▶ WORK REQUIRED: Restate each of the lines below word for word and drop every picture.

▶ INFORMATION SHOWN:

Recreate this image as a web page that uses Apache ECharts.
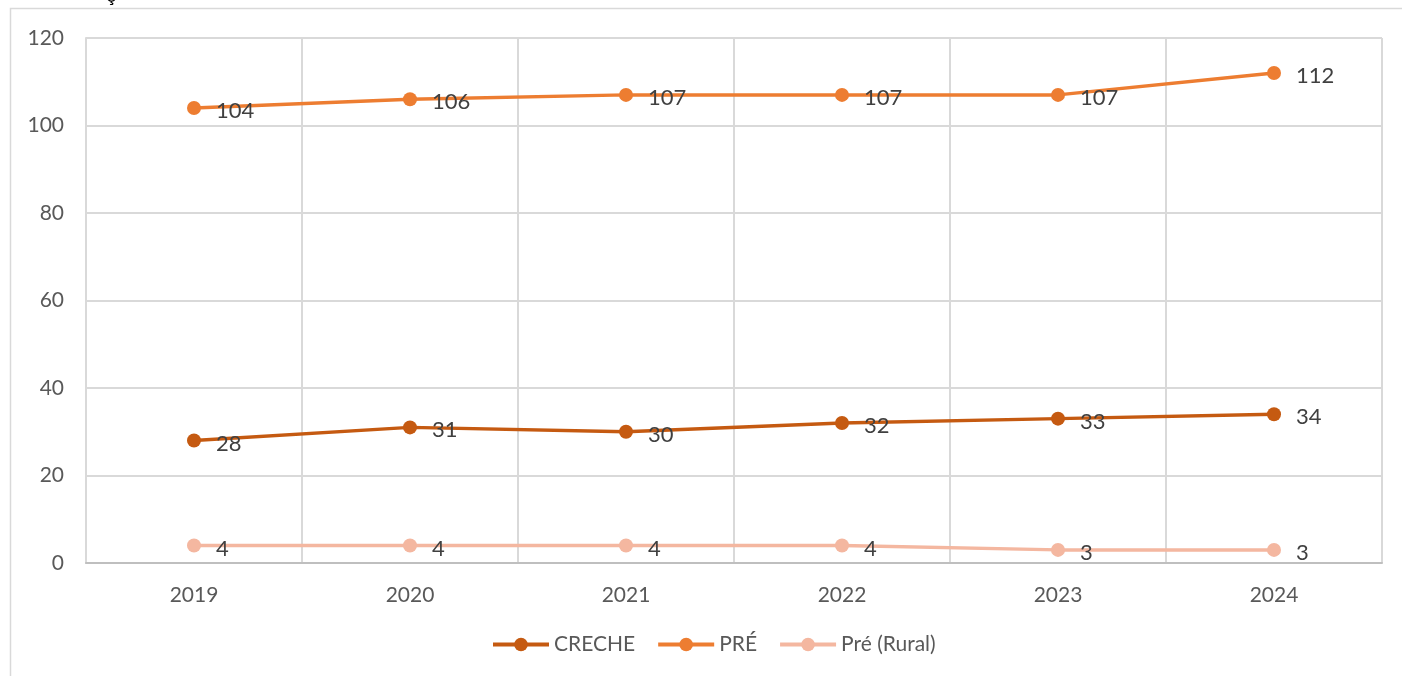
<!DOCTYPE html>
<html>
<head>
<meta charset="utf-8">
<script src="https://cdn.jsdelivr.net/npm/echarts@6/dist/echarts.min.js"></script>
<style>
  html, body { margin: 0; padding: 0; background: #fff; }
  #chart { width: 1402px; height: 676px; }
</style>
</head>
<body>
<div id="chart"></div>
<script>
// dados do gráfico
var anos = ['2019', '2020', '2021', '2022', '2023', '2024'];
var creche = [28, 31, 30, 32, 33, 34];
var pre = [104, 106, 107, 107, 107, 112];
var preRural = [4, 4, 4, 4, 3, 3];
var yTicks = { min: 0, max: 120, interval: 20 };

var myChart = echarts.init(document.getElementById('chart'));

function serie(nome, dados, cor) {
  return {
    name: nome,
    type: 'line',
    data: dados,
    symbol: 'circle',
    symbolSize: 14,
    lineStyle: { color: cor, width: 3.5 },
    itemStyle: { color: cor },
    label: {
      show: true,
      position: 'right',
      distance: 15,
      offset: [0, 3],
      color: '#404040',
      fontSize: 22,
      fontFamily: 'Lato'
    }
  };
}

var option = {
  animation: false,
  textStyle: { fontFamily: 'Lato' },
  graphic: [
    {
      type: 'rect',
      shape: { x: 10.5, y: 8.5, width: 1420, height: 700 },
      style: { fill: 'none', stroke: '#D9D9D9', lineWidth: 1.5 },
      silent: true
    },
    {
      type: 'text',
      left: 106,
      top: -14,
      style: { text: 'ç', fontSize: 20, fill: '#000', fontFamily: 'Lato' }
    }
  ],
  grid: { left: 86, right: 20, top: 38, bottom: 113 },
  legend: {
    bottom: 16,
    left: 486,
    itemWidth: 56,
    itemHeight: 17,
    itemGap: 21,
    lineStyle: { width: 4 },
    textStyle: { color: '#595959', fontSize: 21, fontFamily: 'Lato' },
    data: ['CRECHE', 'PRÉ', 'Pré (Rural)']
  },
  xAxis: {
    type: 'category',
    data: anos,
    boundaryGap: true,
    axisLine: { lineStyle: { color: '#BFBFBF', width: 2 } },
    axisTick: { show: false },
    splitLine: { show: true, lineStyle: { color: '#D9D9D9', width: 2 } },
    axisLabel: { color: '#595959', fontSize: 21, margin: 22, fontFamily: 'Lato' }
  },
  yAxis: {
    type: 'value',
    min: yTicks.min,
    max: yTicks.max,
    interval: yTicks.interval,
    axisLine: { show: true, lineStyle: { color: '#D9D9D9', width: 2 } },
    axisTick: { show: false },
    splitLine: { lineStyle: { color: '#D9D9D9', width: 2 } },
    axisLabel: { color: '#595959', fontSize: 21, margin: 22, fontFamily: 'Lato' }
  },
  series: [
    serie('CRECHE', creche, '#C55A11'),
    serie('PRÉ', pre, '#ED7D31'),
    serie('Pré (Rural)', preRural, '#F4B7A0')
  ]
};

myChart.setOption(option, true);
</script>
</body>
</html>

▶ OUTPUT FOR THIS EXERCISE:
Recreate this image as a web page that uses Apache ECharts.
<!DOCTYPE html>
<html>
<head>
<meta charset="utf-8">
<script src="https://cdn.jsdelivr.net/npm/echarts@6/dist/echarts.min.js"></script>
<style>
  html, body { margin: 0; padding: 0; background: #fff; }
  #chart { width: 1402px; height: 676px; }
</style>
</head>
<body>
<div id="chart"></div>
<script>
// dados do gráfico
var anos = ['2019', '2020', '2021', '2022', '2023', '2024'];
var creche = [28, 31, 30, 32, 33, 34];
var pre = [104, 106, 107, 107, 107, 112];
var preRural = [4, 4, 4, 4, 3, 3];
var yTicks = { min: 0, max: 120, interval: 20 };

var myChart = echarts.init(document.getElementById('chart'));

function serie(nome, dados, cor) {
  return {
    name: nome,
    type: 'line',
    data: dados,
    symbol: 'circle',
    symbolSize: 14,
    lineStyle: { color: cor, width: 3.5 },
    itemStyle: { color: cor },
    label: {
      show: true,
      position: 'right',
      distance: 15,
      offset: [0, 3],
      color: '#404040',
      fontSize: 22,
      fontFamily: 'Lato'
    }
  };
}

var option = {
  animation: false,
  textStyle: { fontFamily: 'Lato' },
  graphic: [
    {
      type: 'rect',
      shape: { x: 10.5, y: 8.5, width: 1420, height: 700 },
      style: { fill: 'none', stroke: '#D9D9D9', lineWidth: 1.5 },
      silent: true
    },
    {
      type: 'text',
      left: 106,
      top: -14,
      style: { text: 'ç', fontSize: 20, fill: '#000', fontFamily: 'Lato' }
    }
  ],
  grid: { left: 86, right: 20, top: 38, bottom: 113 },
  legend: {
    bottom: 16,
    left: 486,
    itemWidth: 56,
    itemHeight: 17,
    itemGap: 21,
    lineStyle: { width: 4 },
    textStyle: { color: '#595959', fontSize: 21, fontFamily: 'Lato' },
    data: ['CRECHE', 'PRÉ', 'Pré (Rural)']
  },
  xAxis: {
    type: 'category',
    data: anos,
    boundaryGap: true,
    axisLine: { lineStyle: { color: '#BFBFBF', width: 2 } },
    axisTick: { show: false },
    splitLine: { show: true, lineStyle: { color: '#D9D9D9', width: 2 } },
    axisLabel: { color: '#595959', fontSize: 21, margin: 22, fontFamily: 'Lato' }
  },
  yAxis: {
    type: 'value',
    min: yTicks.min,
    max: yTicks.max,
    interval: yTicks.interval,
    axisLine: { show: true, lineStyle: { color: '#D9D9D9', width: 2 } },
    axisTick: { show: false },
    splitLine: { lineStyle: { color: '#D9D9D9', width: 2 } },
    axisLabel: { color: '#595959', fontSize: 21, margin: 22, fontFamily: 'Lato' }
  },
  series: [
    serie('CRECHE', creche, '#C55A11'),
    serie('PRÉ', pre, '#ED7D31'),
    serie('Pré (Rural)', preRural, '#F4B7A0')
  ]
};

myChart.setOption(option, true);
</script>
</body>
</html>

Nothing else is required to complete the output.